El 21 de julio de 1921 Alfonso XIII preside la solemne entrada de los restos del Cid en la Catedral de Burgos. Lejos de allí, en Marruecos, en el inhóspito y accidentado terreno del Rif, el Comandante de infantería Julio Benítez arenga al centenar de hombres que quedan vivos en la guarnición de Igueriben. Se preparan para morir. Su memoria destella en la vergüenza del Desastre de Annual, una de las peores derrotas de la historia del Ejército español.
Igueriben es la punta de lanza del temerario plan del general Manuel Fernández Silvestre para asegurar el control del protectorado español en Marruecos. Decidido a avanzar hasta Alhucemas, Silvestre no ha considerado que las cabilas rifeñas, bajo el mando de Abd el-Krim, preparan la guerra contra los españoles, un ejército de trabajadores y labriegos, mal equipados y protagonistas a la fuerza de una aventura colonial cuyos objetivos la mayoría no comprenden.
La noche del 18, los moros se acercan tanto que pueden escucharse sus insultos a los oficiales y su oferta a los soldados: si se rinden, podrán volver ilesos a Annual. Los españoles responden gritando vivas a España y disparando. Benítez escribirá: «Los defensores de Igueriben mueren pero no se rinden».
Al día siguiente, Silvestre, que no está de brazos cruzados, comunica por heliógrafo que «se hallan concentradas en Annual numerosas fuerzas que han de convoyar los socorros de que tan necesitada está la posición. La Patria atenta a vuestro gallardo esfuerzo sabrá pronto recompensar vuestros sacrificios». Benítez sigue creyendo, pero las condiciones son cada vez más insoportables. Las ametralladoras comienzan a quedar inutilizadas por el constante uso y el calor. Hombres y armas se derriten.
El día 20, Benítez escribe angustiado a su general: «Tenemos muertos y heridos, carecemos de agua y de víveres y la gente se ve precisada a permanecer día y noche en el parapeto para tener a raya al adversario». Silvestre contesta: «Héroes de Igueriben, resistid unas horas más. Lo exige el buen nombre de España». Benítez responde embravecido: «Esta guarnición jura a su general que no se rendirá más que a la muerte».

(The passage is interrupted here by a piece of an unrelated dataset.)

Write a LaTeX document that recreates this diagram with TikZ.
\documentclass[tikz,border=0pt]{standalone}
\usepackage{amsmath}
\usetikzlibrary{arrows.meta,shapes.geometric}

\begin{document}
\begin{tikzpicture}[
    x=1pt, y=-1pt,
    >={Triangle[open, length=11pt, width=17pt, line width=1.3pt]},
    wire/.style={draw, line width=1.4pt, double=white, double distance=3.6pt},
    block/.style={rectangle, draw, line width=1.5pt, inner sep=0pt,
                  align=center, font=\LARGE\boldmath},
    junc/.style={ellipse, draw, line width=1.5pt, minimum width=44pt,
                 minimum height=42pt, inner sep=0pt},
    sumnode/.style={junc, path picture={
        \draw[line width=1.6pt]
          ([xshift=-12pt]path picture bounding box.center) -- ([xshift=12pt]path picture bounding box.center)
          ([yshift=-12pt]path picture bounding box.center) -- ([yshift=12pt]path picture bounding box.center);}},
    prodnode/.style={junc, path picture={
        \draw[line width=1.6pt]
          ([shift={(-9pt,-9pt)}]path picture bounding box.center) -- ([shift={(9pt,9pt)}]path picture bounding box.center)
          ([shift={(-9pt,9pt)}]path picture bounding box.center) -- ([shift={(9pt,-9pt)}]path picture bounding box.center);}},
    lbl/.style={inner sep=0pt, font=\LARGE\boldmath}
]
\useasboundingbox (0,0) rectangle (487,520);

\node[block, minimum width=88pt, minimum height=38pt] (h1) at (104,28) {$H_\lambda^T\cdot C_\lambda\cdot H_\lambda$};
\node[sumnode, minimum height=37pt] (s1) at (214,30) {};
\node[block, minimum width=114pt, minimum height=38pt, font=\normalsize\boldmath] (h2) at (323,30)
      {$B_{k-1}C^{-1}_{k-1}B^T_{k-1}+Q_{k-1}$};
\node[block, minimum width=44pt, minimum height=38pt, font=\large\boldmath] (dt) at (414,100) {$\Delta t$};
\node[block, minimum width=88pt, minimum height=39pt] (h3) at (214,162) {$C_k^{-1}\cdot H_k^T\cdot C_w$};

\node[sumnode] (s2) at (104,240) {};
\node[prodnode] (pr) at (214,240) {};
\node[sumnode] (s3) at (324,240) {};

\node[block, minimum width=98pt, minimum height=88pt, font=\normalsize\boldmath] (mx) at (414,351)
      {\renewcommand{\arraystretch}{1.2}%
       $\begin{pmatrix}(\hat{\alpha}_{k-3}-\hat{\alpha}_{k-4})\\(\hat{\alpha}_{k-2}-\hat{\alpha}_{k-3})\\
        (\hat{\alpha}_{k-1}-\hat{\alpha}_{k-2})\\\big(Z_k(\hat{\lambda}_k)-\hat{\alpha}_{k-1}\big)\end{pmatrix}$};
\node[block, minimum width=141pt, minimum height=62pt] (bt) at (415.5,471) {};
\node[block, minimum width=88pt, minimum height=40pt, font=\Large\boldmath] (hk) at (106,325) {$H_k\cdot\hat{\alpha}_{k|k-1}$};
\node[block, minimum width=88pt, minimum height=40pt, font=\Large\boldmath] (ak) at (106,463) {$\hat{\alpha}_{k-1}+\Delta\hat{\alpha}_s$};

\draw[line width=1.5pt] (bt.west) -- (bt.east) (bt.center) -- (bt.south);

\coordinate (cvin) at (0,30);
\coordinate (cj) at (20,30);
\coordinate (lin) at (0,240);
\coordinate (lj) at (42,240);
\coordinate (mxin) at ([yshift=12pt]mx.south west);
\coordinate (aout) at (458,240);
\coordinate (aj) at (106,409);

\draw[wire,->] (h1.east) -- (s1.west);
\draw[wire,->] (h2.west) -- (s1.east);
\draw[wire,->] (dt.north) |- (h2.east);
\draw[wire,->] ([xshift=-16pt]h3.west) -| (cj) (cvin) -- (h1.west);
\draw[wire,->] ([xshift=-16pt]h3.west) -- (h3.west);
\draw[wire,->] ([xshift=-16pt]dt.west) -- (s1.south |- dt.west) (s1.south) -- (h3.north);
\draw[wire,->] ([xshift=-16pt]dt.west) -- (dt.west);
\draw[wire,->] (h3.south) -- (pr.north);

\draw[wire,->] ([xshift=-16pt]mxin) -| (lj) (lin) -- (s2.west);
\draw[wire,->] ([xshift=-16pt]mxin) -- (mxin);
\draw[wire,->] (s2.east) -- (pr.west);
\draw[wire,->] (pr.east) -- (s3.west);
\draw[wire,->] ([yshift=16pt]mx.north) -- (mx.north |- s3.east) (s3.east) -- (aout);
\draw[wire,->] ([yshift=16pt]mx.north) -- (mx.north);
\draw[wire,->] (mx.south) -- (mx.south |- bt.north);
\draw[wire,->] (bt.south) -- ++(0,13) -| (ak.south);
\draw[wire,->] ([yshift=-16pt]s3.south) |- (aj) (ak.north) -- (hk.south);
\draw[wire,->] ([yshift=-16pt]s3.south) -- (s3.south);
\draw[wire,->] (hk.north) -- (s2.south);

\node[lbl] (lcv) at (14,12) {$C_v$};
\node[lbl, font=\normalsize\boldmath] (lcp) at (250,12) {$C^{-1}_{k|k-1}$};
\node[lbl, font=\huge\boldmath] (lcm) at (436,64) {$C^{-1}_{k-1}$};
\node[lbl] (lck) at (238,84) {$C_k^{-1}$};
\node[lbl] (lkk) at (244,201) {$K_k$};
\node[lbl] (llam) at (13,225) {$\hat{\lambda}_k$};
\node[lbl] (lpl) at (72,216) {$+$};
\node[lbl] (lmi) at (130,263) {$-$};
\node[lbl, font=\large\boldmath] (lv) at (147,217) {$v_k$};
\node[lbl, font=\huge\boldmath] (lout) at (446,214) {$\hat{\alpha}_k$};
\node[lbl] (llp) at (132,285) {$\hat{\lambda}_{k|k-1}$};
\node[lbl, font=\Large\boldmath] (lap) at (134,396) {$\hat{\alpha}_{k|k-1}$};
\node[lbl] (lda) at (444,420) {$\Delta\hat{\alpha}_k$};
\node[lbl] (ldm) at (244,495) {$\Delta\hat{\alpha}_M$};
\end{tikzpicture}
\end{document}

Solo entonces, abandonado, se permite Benítez palabras agrias. Irritado, escribe: «Parece mentira que dejéis morir a vuestros hermanos, a un puñado de españoles que han sabido sacrificarse delante de vosotros». A eso de las dos de la tarde ha digerido la decepción y, consciente ya de su sino, escribe a Silvestre: «Nunca esperé de V. E. recibir orden de evacuar esta posición, pero cumpliendo lo que me ordena, en este momento, y como la tropa nada tiene que ver con los errores cometidos por el mando, dispongo que empiece la retirada, cubriéndola y protegiéndola debidamente pues la oficialidad que integra esta posición conscientes de su deber, sabremos morir como mueren los oficiales españoles».

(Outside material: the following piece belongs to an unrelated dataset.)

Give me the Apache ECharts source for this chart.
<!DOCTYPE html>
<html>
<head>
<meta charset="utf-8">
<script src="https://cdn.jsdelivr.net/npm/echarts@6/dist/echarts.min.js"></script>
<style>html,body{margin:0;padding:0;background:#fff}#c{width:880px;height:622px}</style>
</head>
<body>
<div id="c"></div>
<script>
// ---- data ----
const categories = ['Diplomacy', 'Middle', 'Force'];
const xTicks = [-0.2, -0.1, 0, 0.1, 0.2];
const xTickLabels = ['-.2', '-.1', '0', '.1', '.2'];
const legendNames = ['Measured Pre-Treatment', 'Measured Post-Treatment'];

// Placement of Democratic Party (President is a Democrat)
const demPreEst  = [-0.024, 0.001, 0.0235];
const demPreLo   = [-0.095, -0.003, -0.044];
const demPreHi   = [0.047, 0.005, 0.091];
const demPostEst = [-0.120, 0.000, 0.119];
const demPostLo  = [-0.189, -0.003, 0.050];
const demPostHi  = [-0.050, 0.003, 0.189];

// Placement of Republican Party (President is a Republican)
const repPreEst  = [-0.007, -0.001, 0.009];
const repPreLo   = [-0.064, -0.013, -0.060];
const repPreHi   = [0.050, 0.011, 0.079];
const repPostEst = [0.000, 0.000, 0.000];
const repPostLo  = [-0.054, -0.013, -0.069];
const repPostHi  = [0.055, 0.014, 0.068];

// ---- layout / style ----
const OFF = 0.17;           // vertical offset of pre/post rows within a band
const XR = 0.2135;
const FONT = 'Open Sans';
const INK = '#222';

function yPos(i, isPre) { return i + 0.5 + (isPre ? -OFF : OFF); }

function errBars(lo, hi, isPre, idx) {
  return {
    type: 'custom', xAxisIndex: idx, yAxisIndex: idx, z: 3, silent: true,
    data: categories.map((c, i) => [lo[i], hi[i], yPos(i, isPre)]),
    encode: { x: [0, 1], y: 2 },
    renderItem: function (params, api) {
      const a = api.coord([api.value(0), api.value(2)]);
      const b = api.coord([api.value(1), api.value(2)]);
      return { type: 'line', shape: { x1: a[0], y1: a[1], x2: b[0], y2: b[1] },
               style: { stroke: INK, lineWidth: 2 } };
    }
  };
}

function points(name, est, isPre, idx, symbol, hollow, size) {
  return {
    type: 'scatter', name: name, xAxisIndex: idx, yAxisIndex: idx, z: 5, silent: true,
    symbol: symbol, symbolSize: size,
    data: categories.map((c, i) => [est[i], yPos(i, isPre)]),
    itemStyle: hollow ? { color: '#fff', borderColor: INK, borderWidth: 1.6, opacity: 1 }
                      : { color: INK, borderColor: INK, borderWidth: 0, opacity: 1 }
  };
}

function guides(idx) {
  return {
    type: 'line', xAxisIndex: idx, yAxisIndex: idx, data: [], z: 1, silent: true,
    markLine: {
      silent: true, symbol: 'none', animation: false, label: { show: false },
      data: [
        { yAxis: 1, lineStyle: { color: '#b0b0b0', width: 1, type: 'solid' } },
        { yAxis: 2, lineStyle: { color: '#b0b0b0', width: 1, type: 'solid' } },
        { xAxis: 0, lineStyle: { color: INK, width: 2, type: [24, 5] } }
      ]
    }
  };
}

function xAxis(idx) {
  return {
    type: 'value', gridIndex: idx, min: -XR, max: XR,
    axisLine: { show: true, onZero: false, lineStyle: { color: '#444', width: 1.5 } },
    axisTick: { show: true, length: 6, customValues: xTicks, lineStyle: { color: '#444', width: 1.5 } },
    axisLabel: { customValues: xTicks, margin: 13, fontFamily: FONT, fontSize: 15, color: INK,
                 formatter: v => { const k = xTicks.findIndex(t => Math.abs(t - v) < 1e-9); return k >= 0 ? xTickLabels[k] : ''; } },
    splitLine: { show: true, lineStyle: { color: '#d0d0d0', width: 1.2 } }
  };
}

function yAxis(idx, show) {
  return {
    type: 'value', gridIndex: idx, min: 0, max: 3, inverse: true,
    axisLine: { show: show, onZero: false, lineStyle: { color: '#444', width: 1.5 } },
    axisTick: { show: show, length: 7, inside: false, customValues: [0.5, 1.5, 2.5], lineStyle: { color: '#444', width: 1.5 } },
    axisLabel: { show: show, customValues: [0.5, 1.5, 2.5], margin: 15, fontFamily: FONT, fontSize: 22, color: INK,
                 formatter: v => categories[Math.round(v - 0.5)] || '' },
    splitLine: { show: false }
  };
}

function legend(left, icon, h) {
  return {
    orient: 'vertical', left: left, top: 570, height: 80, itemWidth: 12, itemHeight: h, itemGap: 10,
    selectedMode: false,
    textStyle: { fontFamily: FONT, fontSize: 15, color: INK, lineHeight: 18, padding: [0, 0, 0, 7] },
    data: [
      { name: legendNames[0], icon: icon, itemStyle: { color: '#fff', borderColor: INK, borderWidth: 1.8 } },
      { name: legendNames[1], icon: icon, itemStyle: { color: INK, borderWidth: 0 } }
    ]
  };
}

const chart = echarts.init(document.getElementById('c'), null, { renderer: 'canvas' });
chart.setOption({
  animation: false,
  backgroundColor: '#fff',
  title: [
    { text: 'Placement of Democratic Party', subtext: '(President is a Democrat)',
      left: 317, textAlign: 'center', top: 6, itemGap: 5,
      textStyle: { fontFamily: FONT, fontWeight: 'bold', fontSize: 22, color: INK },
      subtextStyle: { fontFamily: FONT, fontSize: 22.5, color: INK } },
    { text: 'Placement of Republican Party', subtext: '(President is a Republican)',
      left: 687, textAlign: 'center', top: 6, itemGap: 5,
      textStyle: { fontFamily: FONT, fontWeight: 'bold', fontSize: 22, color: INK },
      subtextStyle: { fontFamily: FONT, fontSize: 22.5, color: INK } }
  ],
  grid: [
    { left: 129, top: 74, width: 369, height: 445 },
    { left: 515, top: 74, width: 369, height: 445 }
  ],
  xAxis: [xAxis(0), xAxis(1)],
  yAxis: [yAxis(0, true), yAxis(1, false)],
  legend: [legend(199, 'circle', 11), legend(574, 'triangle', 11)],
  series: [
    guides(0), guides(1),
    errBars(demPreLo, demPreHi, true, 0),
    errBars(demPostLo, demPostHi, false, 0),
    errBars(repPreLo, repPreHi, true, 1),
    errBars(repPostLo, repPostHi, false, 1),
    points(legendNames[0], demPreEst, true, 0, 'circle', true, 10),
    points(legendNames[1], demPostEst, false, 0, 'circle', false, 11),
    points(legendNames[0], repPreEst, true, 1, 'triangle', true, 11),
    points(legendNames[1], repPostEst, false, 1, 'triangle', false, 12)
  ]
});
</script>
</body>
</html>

Son las palabras postreras de un militar que se sabe llamado a un sacrificio ejemplar. Tras ellas, el comandante empuña su pistola y emerge del parapeto atrayendo la atención de los moros para facilitar la huida de la columna principal, la que carga con los heridos. Los rifeños acribillan al diezmado contingente. Los españoles gritan, corren, disparan y, en último trance, acuchillan. Mueren matando. Benítez también. Recibe un primer impacto en la cabeza y cae a tierra. Polvoriento y ensangrentado, se rehace y continúa al frente de sus hombres, hasta que un balazo en el corazón lo deja definitivamente seco.
De los resistentes de Igueriben se salvó menos de una decena. En Burgos, los restos del Cid llegaban a la Catedral entre aplausos. En el Rif, Benítez, campeador honesto de otra época, quedaba a merced de los carroñeros. En 1925, el Gobierno reconocería a título póstumo su valor y diligencia con la Cruz Laureada de San Fernando, la más prestigiosa condecoración militar española.